--- YOUR OBJECTIVE ---
Give again only the lines beginning with the one that contains "Clone this chart in Chart.js." and ending with the one that contains "const font = 'DejaVu Sans';"; include both of those lines.

■ ■ ■

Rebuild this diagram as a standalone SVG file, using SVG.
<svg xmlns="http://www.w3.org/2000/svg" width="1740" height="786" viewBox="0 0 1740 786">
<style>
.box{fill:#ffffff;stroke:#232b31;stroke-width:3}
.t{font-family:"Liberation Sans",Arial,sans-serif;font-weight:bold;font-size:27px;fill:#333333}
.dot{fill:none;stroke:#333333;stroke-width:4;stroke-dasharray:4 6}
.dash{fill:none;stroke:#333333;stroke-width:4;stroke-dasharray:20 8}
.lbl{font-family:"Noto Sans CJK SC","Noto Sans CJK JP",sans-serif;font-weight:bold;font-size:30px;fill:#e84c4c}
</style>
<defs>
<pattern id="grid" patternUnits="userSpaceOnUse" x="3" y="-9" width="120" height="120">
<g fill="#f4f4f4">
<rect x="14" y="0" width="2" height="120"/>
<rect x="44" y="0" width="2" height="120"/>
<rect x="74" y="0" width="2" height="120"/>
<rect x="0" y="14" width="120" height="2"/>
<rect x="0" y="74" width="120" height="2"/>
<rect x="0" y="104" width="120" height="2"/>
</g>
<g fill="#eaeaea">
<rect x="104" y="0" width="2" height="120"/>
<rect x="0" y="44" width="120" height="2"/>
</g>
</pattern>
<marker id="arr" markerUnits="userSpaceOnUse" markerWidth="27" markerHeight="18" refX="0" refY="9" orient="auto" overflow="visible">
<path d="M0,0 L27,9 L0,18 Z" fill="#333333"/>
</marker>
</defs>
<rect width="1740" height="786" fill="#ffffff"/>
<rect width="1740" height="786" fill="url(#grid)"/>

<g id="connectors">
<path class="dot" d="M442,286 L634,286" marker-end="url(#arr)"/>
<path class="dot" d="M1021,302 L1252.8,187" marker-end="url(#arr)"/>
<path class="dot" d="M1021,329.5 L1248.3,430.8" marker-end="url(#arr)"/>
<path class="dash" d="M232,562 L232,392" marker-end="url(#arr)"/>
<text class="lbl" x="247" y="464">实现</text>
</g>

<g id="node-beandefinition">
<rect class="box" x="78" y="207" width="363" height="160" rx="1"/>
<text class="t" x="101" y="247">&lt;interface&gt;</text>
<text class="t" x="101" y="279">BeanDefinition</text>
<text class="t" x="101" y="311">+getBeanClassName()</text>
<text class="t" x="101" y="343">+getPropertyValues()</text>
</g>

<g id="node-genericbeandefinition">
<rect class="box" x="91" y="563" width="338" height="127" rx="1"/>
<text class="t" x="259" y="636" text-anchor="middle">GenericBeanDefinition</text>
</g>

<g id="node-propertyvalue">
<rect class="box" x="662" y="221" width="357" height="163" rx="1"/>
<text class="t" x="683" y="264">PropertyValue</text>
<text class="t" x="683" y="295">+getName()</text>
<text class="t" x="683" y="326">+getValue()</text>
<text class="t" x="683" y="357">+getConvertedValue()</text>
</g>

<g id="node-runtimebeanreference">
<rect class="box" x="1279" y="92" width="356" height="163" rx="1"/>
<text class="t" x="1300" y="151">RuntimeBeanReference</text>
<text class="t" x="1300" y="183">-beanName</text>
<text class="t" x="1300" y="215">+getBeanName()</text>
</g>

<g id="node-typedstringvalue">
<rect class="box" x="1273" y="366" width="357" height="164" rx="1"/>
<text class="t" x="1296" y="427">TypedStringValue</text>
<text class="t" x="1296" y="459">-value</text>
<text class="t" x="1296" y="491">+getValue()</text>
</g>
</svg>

■ ■ ■

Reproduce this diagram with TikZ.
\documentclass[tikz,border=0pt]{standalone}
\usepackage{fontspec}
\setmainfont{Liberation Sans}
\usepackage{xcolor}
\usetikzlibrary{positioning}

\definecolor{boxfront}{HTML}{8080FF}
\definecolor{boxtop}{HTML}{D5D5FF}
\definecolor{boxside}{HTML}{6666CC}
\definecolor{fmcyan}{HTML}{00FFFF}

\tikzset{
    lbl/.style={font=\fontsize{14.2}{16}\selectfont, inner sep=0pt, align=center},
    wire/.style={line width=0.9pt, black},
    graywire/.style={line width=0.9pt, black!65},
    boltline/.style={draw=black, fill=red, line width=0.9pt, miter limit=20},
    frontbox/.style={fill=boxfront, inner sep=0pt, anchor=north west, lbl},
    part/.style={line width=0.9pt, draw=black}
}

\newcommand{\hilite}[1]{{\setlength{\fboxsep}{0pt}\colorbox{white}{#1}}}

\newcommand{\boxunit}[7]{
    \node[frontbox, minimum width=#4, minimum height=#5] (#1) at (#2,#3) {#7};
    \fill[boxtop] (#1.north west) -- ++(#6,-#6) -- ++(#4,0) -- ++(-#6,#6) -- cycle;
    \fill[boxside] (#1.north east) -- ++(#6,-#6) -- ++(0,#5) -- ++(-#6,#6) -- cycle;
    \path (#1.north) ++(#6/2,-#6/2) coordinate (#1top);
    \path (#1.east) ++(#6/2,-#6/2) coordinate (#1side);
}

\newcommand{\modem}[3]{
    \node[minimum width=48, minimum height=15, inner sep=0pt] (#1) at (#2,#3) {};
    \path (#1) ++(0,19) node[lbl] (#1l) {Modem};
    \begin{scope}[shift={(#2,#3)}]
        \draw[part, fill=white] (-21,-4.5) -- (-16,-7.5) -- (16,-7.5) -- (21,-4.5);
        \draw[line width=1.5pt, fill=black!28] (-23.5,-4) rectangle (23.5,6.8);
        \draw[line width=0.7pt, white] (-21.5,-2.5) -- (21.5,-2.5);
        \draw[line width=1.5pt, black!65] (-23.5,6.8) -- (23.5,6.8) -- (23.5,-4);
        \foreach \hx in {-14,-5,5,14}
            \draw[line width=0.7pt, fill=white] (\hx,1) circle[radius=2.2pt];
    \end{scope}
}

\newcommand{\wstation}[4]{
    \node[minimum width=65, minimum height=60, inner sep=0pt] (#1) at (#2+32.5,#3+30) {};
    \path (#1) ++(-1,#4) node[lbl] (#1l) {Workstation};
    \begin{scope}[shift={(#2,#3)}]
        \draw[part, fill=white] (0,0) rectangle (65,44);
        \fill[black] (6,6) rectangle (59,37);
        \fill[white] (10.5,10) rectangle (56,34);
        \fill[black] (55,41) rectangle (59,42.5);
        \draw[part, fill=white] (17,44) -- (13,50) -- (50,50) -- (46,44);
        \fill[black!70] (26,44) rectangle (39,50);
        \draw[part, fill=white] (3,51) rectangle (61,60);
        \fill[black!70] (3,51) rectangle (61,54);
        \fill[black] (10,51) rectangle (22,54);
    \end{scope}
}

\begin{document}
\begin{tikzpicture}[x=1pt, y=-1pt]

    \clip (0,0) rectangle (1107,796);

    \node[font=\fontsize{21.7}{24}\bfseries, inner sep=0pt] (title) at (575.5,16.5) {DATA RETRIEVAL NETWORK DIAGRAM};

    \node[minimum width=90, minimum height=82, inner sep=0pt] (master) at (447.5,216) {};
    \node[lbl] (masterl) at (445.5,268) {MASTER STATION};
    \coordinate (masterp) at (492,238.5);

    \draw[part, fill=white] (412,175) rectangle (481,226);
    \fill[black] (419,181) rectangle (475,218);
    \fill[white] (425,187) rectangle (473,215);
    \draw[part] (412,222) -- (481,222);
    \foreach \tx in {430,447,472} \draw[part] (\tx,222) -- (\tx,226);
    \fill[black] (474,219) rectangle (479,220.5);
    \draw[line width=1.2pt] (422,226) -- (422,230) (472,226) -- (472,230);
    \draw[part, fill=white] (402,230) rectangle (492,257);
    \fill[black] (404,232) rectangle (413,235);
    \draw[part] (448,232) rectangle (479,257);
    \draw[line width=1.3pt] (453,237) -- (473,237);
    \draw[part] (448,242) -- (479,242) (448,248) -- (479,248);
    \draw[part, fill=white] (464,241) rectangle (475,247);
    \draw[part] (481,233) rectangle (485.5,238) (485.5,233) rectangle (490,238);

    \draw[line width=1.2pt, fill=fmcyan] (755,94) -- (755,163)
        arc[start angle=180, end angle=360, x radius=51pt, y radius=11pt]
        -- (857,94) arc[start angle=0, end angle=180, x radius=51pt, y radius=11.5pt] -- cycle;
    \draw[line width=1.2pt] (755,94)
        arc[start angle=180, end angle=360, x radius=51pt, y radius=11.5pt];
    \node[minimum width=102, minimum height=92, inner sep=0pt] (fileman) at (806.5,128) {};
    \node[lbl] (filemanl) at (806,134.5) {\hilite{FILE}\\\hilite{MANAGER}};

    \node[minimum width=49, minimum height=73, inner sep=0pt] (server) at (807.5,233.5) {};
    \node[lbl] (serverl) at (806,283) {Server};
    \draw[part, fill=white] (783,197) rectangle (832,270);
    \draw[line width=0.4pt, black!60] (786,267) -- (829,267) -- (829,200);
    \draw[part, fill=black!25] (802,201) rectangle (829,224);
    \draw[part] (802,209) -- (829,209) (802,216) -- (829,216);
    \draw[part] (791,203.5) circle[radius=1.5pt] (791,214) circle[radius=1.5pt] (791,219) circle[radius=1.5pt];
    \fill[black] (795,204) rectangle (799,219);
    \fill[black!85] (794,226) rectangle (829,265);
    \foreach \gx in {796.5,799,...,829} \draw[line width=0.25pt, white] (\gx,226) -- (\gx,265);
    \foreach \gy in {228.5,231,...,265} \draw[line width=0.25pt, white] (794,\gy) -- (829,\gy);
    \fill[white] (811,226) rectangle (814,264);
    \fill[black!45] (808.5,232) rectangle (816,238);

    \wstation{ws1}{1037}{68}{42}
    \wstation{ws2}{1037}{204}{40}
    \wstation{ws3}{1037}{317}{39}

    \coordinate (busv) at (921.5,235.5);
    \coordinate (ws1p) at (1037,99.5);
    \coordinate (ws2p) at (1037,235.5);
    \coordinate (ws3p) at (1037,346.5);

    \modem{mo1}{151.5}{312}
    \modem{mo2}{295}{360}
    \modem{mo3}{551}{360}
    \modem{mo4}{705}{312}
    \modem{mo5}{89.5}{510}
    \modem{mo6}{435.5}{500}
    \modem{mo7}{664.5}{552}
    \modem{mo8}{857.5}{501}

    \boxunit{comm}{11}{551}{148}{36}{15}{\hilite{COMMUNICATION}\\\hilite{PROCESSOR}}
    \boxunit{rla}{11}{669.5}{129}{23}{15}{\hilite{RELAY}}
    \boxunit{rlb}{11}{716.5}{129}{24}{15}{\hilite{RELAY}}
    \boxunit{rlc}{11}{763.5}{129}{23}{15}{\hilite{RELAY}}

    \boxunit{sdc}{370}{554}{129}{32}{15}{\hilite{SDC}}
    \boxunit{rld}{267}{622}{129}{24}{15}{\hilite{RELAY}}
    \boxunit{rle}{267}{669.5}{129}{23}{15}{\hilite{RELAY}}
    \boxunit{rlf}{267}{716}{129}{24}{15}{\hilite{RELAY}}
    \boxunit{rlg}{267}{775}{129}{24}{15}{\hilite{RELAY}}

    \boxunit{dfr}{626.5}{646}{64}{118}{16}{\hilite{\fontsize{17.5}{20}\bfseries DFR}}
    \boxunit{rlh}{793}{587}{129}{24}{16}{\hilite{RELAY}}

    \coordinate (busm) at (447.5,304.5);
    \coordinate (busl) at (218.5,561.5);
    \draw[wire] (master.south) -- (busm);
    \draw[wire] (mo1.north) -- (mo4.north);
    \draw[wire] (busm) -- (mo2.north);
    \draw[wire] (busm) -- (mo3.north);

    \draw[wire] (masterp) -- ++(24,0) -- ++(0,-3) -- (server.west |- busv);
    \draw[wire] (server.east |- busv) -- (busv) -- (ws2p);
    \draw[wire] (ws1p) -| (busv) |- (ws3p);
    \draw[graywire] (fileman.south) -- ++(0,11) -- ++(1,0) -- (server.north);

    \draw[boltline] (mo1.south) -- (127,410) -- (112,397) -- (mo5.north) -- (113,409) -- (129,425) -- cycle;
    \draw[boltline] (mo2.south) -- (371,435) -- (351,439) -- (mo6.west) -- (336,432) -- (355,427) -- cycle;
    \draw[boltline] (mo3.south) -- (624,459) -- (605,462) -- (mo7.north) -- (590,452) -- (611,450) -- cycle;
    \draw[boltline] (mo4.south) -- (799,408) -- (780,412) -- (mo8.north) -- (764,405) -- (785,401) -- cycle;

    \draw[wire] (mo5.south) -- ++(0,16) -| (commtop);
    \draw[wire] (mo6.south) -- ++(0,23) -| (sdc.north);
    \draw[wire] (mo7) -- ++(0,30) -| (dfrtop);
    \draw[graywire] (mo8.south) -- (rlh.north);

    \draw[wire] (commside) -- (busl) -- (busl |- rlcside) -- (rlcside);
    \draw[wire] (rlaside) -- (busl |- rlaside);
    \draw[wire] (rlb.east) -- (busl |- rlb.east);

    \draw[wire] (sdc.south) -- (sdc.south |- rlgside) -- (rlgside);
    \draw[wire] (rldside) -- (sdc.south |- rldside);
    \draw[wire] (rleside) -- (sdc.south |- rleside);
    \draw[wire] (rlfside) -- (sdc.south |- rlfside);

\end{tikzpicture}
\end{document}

■ ■ ■

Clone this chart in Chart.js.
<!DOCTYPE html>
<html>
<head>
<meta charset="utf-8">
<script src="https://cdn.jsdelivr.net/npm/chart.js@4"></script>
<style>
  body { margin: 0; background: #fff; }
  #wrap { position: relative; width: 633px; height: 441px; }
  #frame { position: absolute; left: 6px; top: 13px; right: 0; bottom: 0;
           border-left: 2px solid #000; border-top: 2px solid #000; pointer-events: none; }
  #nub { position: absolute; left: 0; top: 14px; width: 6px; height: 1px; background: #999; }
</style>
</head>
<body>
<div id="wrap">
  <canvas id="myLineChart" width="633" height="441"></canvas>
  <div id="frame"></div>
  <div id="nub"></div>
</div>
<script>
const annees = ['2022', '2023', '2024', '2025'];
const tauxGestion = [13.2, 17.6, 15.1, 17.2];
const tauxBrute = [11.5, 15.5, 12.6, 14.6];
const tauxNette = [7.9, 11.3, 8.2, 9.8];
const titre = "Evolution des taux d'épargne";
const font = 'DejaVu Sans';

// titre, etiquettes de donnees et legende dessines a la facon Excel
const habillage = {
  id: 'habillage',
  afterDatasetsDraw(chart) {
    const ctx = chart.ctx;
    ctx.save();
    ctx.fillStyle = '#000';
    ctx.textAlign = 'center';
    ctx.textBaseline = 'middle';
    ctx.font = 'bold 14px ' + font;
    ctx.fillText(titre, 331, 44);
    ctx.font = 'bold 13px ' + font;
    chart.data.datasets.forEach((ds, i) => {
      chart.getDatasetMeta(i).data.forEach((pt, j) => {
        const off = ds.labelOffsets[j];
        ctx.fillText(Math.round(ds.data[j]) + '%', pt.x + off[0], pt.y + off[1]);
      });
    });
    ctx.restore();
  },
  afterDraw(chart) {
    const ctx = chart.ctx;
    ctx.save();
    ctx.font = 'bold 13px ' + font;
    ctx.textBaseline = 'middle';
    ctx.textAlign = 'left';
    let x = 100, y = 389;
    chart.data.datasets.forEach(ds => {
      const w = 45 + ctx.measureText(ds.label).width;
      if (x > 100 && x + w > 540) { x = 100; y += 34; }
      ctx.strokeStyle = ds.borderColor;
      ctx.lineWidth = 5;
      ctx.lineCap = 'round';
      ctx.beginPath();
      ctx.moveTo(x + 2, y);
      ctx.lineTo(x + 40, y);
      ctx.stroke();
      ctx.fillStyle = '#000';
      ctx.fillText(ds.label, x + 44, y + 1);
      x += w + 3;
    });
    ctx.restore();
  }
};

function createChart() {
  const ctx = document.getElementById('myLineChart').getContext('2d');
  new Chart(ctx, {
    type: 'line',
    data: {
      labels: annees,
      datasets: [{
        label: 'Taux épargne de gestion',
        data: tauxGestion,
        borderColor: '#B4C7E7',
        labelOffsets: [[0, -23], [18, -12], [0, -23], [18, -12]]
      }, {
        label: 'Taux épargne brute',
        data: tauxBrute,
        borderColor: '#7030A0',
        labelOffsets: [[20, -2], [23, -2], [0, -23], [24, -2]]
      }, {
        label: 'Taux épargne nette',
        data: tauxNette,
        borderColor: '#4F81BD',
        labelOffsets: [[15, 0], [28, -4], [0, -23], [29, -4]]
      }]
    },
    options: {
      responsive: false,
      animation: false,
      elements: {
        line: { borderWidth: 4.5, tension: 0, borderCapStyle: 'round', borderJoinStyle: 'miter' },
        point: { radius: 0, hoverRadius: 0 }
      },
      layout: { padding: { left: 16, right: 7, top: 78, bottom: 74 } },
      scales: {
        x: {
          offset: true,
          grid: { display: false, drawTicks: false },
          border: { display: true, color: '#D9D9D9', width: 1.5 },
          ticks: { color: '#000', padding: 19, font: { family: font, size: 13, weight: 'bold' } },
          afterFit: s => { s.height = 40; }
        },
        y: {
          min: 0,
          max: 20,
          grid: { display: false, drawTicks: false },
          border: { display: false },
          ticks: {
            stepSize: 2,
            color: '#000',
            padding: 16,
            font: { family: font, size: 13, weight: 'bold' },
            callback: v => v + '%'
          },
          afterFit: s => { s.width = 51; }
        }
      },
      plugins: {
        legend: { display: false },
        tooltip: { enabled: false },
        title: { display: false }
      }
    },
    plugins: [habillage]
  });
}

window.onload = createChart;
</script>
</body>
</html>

■ ■ ■

--- EXPECTED ANSWER ---
Clone this chart in Chart.js.
<!DOCTYPE html>
<html>
<head>
<meta charset="utf-8">
<script src="https://cdn.jsdelivr.net/npm/chart.js@4"></script>
<style>
  body { margin: 0; background: #fff; }
  #wrap { position: relative; width: 633px; height: 441px; }
  #frame { position: absolute; left: 6px; top: 13px; right: 0; bottom: 0;
           border-left: 2px solid #000; border-top: 2px solid #000; pointer-events: none; }
  #nub { position: absolute; left: 0; top: 14px; width: 6px; height: 1px; background: #999; }
</style>
</head>
<body>
<div id="wrap">
  <canvas id="myLineChart" width="633" height="441"></canvas>
  <div id="frame"></div>
  <div id="nub"></div>
</div>
<script>
const annees = ['2022', '2023', '2024', '2025'];
const tauxGestion = [13.2, 17.6, 15.1, 17.2];
const tauxBrute = [11.5, 15.5, 12.6, 14.6];
const tauxNette = [7.9, 11.3, 8.2, 9.8];
const titre = "Evolution des taux d'épargne";
const font = 'DejaVu Sans';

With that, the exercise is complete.